L’Imu risulta piuttosto ostica per il settore agricolo: ‘picchia’ duro nel caso di aree vocate a riso, grano, soia e anche ortaggi e frutta e si palesa bizzarra con le arre vitivinicole di pregio facendo, delle distinzioni tra chi deve pagare difficili da comprendere.

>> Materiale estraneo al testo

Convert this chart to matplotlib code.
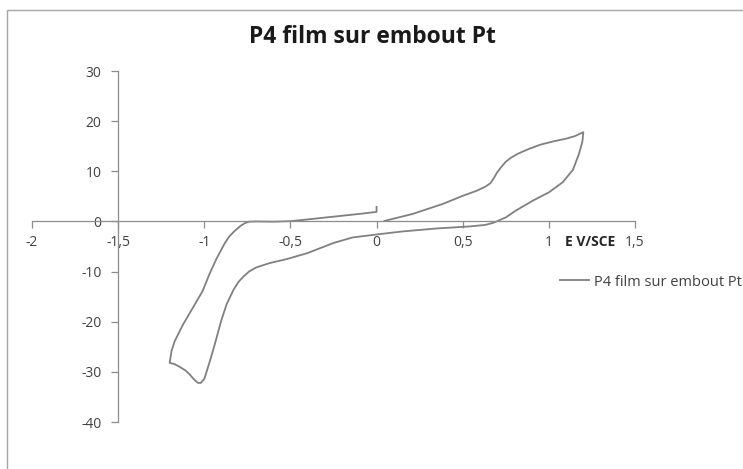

E’ quanto rileva ‘Winenews’, rilevando che le aree agricole di produzione delle ‘commodities’, quali riso, grano, soia, ma anche ortaggi e frutta, sono per lo più incluse nelle zone dove l’imposta municipale unica dovrà essere pagata per intero (e cioé nei comuni ‘non montani’), senza le specifiche detrazioni che la ‘vecchia’ Ici offriva. Winenews porta degli esempi in cifre: un’azienda risicola di Pavia, di 50 ettari che pagava un Ici di 3.588,23 euro, paga come Imu 7.272,16 euro, ovvero 3.683,92 euro in più (+103%); un proprietario di un’azienda cerealicola del foggiano di 100 ettari, che pagava un Ici di 4.067,10 euro, paga come Imu 8.753,70 euro, ovvero 4.686,60 euro in più (+115%; dati Confagricoltura); in Romagna, 9 ettari di terreno di proprietà, destinato alla produzione di ortaggi, la prima e la seconda casa, divise tra due fratelli, un capannone, valgono un Imu di 1.370 euro, mentre con l’Ici la somma era di 380 euro (dati: Cia – Confederazione Italiana Agricoltori). Nella circolare definitiva per l’applicazione dell’Imu, il Ministero – aggiunge Winenews – ha mantenuto l’esenzione dal pagamento della tassa per i comuni di aree montane o di collina (legge 984/77). Si tratta di comuni e denominazioni come quella del Chianti Classico (con i comuni di Radda in Chianti, Gaiole in Chianti e Greve in Chianti esentati dall’Imu, ma Castellina in Chianti e San Casciano Val di Pesa sono fra i comuni che la pagheranno), Montalcino, il cui comune è fra gli ‘esentati’, della Valpolicella, dove nasce l’Amarone. Ma ci sono anche territori come quello di Langa, patria di Barolo e Barbaresco, interamente non esentati dall’Imu.